_WHAT TO PRODUCE_
Give an exact copy of every line, leaving images out.

_STORED DATA_
====

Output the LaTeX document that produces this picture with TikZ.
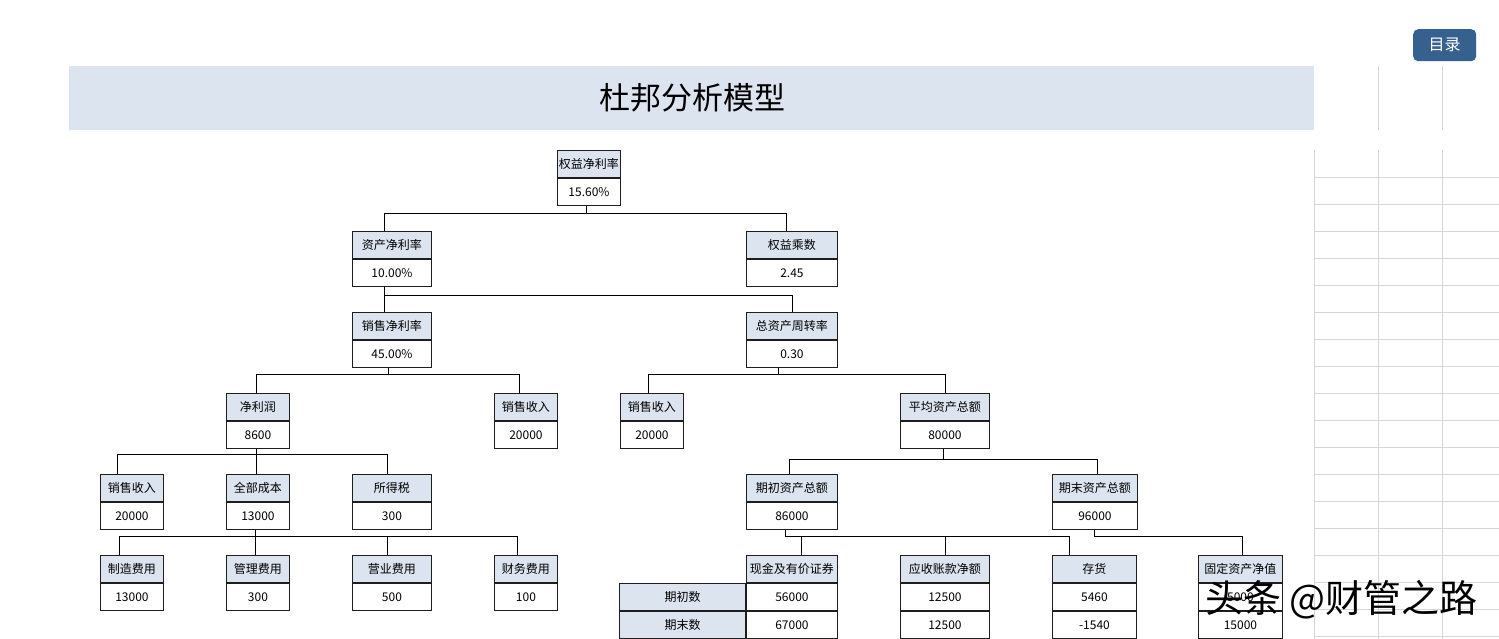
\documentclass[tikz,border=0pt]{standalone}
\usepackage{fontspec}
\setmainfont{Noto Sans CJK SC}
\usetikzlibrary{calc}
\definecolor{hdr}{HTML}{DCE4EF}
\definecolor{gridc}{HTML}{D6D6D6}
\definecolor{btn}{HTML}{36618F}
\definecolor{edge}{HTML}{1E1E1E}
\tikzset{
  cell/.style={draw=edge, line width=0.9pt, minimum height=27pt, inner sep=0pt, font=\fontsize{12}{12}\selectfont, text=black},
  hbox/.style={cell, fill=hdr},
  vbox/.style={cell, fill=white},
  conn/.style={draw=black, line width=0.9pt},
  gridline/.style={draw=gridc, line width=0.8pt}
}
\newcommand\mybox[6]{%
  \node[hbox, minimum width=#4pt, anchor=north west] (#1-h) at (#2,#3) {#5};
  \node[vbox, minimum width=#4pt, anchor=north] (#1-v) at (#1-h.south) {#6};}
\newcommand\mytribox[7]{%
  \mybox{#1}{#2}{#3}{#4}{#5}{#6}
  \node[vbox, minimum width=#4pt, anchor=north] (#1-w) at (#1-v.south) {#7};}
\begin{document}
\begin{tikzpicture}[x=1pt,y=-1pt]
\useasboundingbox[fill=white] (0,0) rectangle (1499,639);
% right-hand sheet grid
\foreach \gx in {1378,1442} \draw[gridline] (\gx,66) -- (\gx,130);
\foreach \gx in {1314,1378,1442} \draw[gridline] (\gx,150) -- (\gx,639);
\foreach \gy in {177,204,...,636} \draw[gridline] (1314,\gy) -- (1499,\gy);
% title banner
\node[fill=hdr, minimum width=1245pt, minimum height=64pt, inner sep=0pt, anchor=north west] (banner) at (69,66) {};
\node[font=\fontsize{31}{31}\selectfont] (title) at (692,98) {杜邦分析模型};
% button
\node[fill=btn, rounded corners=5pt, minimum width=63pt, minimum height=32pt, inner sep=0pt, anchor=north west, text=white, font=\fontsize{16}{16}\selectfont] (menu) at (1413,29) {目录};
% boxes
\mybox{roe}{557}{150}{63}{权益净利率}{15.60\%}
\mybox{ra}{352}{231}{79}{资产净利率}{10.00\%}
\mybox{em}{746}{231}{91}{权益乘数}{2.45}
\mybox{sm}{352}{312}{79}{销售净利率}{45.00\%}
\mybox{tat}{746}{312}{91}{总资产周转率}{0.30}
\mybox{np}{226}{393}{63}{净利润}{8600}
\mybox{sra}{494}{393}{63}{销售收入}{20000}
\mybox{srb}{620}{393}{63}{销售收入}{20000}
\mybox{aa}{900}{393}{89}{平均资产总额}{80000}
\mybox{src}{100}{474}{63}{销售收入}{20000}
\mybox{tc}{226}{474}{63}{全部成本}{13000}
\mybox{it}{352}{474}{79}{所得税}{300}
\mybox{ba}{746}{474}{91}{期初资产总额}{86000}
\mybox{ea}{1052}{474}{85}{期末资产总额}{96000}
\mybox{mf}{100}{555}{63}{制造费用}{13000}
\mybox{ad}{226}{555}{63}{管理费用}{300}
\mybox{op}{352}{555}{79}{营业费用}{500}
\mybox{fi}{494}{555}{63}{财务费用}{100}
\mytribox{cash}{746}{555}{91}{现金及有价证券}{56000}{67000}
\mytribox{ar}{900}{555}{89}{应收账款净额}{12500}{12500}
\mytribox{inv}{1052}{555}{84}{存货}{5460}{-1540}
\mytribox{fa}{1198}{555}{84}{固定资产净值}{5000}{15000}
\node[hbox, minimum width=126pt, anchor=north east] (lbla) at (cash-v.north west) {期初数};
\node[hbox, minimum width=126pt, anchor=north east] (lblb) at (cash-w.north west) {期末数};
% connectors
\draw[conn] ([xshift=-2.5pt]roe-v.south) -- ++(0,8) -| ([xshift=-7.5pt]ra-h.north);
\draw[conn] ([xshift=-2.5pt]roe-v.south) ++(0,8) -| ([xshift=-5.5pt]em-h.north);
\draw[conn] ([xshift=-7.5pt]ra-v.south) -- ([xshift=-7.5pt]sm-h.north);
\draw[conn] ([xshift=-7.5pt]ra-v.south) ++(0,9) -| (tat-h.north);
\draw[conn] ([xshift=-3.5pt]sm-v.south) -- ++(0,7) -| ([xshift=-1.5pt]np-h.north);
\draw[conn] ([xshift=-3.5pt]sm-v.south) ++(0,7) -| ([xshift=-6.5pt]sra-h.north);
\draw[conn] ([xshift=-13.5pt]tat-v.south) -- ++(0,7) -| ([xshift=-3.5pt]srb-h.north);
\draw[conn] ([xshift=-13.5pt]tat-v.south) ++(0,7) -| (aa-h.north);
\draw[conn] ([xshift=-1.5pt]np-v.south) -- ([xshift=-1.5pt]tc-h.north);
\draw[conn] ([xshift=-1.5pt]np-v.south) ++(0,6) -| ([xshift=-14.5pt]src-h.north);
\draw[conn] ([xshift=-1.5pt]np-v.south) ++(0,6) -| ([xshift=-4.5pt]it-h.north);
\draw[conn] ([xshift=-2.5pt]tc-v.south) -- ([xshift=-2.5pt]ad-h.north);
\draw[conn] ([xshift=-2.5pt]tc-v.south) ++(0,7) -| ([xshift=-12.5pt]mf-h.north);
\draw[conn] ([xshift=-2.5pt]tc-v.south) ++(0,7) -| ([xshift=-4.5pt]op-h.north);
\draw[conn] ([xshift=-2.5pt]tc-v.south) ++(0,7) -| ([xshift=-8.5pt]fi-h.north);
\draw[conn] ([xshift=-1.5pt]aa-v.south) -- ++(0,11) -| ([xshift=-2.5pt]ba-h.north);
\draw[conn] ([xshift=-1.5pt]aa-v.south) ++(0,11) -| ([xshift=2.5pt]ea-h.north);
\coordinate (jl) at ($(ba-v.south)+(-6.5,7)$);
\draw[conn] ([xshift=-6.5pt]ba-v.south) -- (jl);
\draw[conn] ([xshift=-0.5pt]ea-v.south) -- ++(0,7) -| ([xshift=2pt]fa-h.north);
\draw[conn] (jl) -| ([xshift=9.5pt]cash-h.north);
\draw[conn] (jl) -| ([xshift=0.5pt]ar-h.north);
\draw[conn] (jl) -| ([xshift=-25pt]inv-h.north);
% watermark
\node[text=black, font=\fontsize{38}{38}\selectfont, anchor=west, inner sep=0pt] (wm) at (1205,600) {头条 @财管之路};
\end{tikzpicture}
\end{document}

====

_THE COMPLETED TASK_
Output the LaTeX document that produces this picture with TikZ.
\documentclass[tikz,border=0pt]{standalone}
\usepackage{fontspec}
\setmainfont{Noto Sans CJK SC}
\usetikzlibrary{calc}
\definecolor{hdr}{HTML}{DCE4EF}
\definecolor{gridc}{HTML}{D6D6D6}
\definecolor{btn}{HTML}{36618F}
\definecolor{edge}{HTML}{1E1E1E}
\tikzset{
  cell/.style={draw=edge, line width=0.9pt, minimum height=27pt, inner sep=0pt, font=\fontsize{12}{12}\selectfont, text=black},
  hbox/.style={cell, fill=hdr},
  vbox/.style={cell, fill=white},
  conn/.style={draw=black, line width=0.9pt},
  gridline/.style={draw=gridc, line width=0.8pt}
}
\newcommand\mybox[6]{%
  \node[hbox, minimum width=#4pt, anchor=north west] (#1-h) at (#2,#3) {#5};
  \node[vbox, minimum width=#4pt, anchor=north] (#1-v) at (#1-h.south) {#6};}
\newcommand\mytribox[7]{%
  \mybox{#1}{#2}{#3}{#4}{#5}{#6}
  \node[vbox, minimum width=#4pt, anchor=north] (#1-w) at (#1-v.south) {#7};}
\begin{document}
\begin{tikzpicture}[x=1pt,y=-1pt]
\useasboundingbox[fill=white] (0,0) rectangle (1499,639);
% right-hand sheet grid
\foreach \gx in {1378,1442} \draw[gridline] (\gx,66) -- (\gx,130);
\foreach \gx in {1314,1378,1442} \draw[gridline] (\gx,150) -- (\gx,639);
\foreach \gy in {177,204,...,636} \draw[gridline] (1314,\gy) -- (1499,\gy);
% title banner
\node[fill=hdr, minimum width=1245pt, minimum height=64pt, inner sep=0pt, anchor=north west] (banner) at (69,66) {};
\node[font=\fontsize{31}{31}\selectfont] (title) at (692,98) {杜邦分析模型};
% button
\node[fill=btn, rounded corners=5pt, minimum width=63pt, minimum height=32pt, inner sep=0pt, anchor=north west, text=white, font=\fontsize{16}{16}\selectfont] (menu) at (1413,29) {目录};
% boxes
\mybox{roe}{557}{150}{63}{权益净利率}{15.60\%}
\mybox{ra}{352}{231}{79}{资产净利率}{10.00\%}
\mybox{em}{746}{231}{91}{权益乘数}{2.45}
\mybox{sm}{352}{312}{79}{销售净利率}{45.00\%}
\mybox{tat}{746}{312}{91}{总资产周转率}{0.30}
\mybox{np}{226}{393}{63}{净利润}{8600}
\mybox{sra}{494}{393}{63}{销售收入}{20000}
\mybox{srb}{620}{393}{63}{销售收入}{20000}
\mybox{aa}{900}{393}{89}{平均资产总额}{80000}
\mybox{src}{100}{474}{63}{销售收入}{20000}
\mybox{tc}{226}{474}{63}{全部成本}{13000}
\mybox{it}{352}{474}{79}{所得税}{300}
\mybox{ba}{746}{474}{91}{期初资产总额}{86000}
\mybox{ea}{1052}{474}{85}{期末资产总额}{96000}
\mybox{mf}{100}{555}{63}{制造费用}{13000}
\mybox{ad}{226}{555}{63}{管理费用}{300}
\mybox{op}{352}{555}{79}{营业费用}{500}
\mybox{fi}{494}{555}{63}{财务费用}{100}
\mytribox{cash}{746}{555}{91}{现金及有价证券}{56000}{67000}
\mytribox{ar}{900}{555}{89}{应收账款净额}{12500}{12500}
\mytribox{inv}{1052}{555}{84}{存货}{5460}{-1540}
\mytribox{fa}{1198}{555}{84}{固定资产净值}{5000}{15000}
\node[hbox, minimum width=126pt, anchor=north east] (lbla) at (cash-v.north west) {期初数};
\node[hbox, minimum width=126pt, anchor=north east] (lblb) at (cash-w.north west) {期末数};
% connectors
\draw[conn] ([xshift=-2.5pt]roe-v.south) -- ++(0,8) -| ([xshift=-7.5pt]ra-h.north);
\draw[conn] ([xshift=-2.5pt]roe-v.south) ++(0,8) -| ([xshift=-5.5pt]em-h.north);
\draw[conn] ([xshift=-7.5pt]ra-v.south) -- ([xshift=-7.5pt]sm-h.north);
\draw[conn] ([xshift=-7.5pt]ra-v.south) ++(0,9) -| (tat-h.north);
\draw[conn] ([xshift=-3.5pt]sm-v.south) -- ++(0,7) -| ([xshift=-1.5pt]np-h.north);
\draw[conn] ([xshift=-3.5pt]sm-v.south) ++(0,7) -| ([xshift=-6.5pt]sra-h.north);
\draw[conn] ([xshift=-13.5pt]tat-v.south) -- ++(0,7) -| ([xshift=-3.5pt]srb-h.north);
\draw[conn] ([xshift=-13.5pt]tat-v.south) ++(0,7) -| (aa-h.north);
\draw[conn] ([xshift=-1.5pt]np-v.south) -- ([xshift=-1.5pt]tc-h.north);
\draw[conn] ([xshift=-1.5pt]np-v.south) ++(0,6) -| ([xshift=-14.5pt]src-h.north);
\draw[conn] ([xshift=-1.5pt]np-v.south) ++(0,6) -| ([xshift=-4.5pt]it-h.north);
\draw[conn] ([xshift=-2.5pt]tc-v.south) -- ([xshift=-2.5pt]ad-h.north);
\draw[conn] ([xshift=-2.5pt]tc-v.south) ++(0,7) -| ([xshift=-12.5pt]mf-h.north);
\draw[conn] ([xshift=-2.5pt]tc-v.south) ++(0,7) -| ([xshift=-4.5pt]op-h.north);
\draw[conn] ([xshift=-2.5pt]tc-v.south) ++(0,7) -| ([xshift=-8.5pt]fi-h.north);
\draw[conn] ([xshift=-1.5pt]aa-v.south) -- ++(0,11) -| ([xshift=-2.5pt]ba-h.north);
\draw[conn] ([xshift=-1.5pt]aa-v.south) ++(0,11) -| ([xshift=2.5pt]ea-h.north);
\coordinate (jl) at ($(ba-v.south)+(-6.5,7)$);
\draw[conn] ([xshift=-6.5pt]ba-v.south) -- (jl);
\draw[conn] ([xshift=-0.5pt]ea-v.south) -- ++(0,7) -| ([xshift=2pt]fa-h.north);
\draw[conn] (jl) -| ([xshift=9.5pt]cash-h.north);
\draw[conn] (jl) -| ([xshift=0.5pt]ar-h.north);
\draw[conn] (jl) -| ([xshift=-25pt]inv-h.north);
% watermark
\node[text=black, font=\fontsize{38}{38}\selectfont, anchor=west, inner sep=0pt] (wm) at (1205,600) {头条 @财管之路};
\end{tikzpicture}
\end{document}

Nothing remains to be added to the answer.